Il Rispetto

“Meeting Elio, I tried, deep within myself, to remember his deeds and his work, beyond the illness that so often reduces every patient to a number, so that I might recall how important the respect he had shown me was: first as a person, then as a physician. Not because I deserved it or because it was professionally required, but because it is the right way to begin any relationship.

From an anthropological perspective, dignity resides in the intersubjectivity of every human being. This is what a dear professor of mine used to say in medical school: human dignity is never bound to utility, but always to relationship, to the feeling that such a relationship secretes. Respect lives within the relationship. Within a respectful relationship, we learn to live the dignity of everyday life.

Elio and Gabriele, in my view, were existentialists—two men condemned to be free to believe that the future does not exist, yet that everything can be lived with dignity and purpose, if grounded in respect for and appreciation of others, in the right ways and at the right times.

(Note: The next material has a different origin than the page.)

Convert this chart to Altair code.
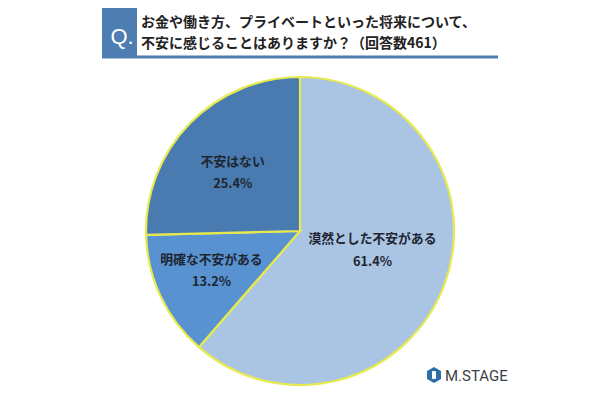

When I switch off the Acers in the clinic at night, a silence remains that tastes of time—full and present. It carries the scent of a maple tree and its resin. It carries the spes of Elio and Gabriele. The time that precedes every authentic encounter is a silence that is both seed and soil—capable of immense care and patience. In that moment, within that extinguished and open space of time, the physician becomes a seasoned humanist, asking neither gratitude nor deference, but only pure respect.

When respect fails, the relationship gives way. Spes collapses. The honestum—the honor inherent in every gesture—falls into the oblivion of data and sterile matter. Medicine, which speaks of doctors and patients, ultimately loses its sacredness and its honor. And it leaves behind fears and indelible unhappiness.”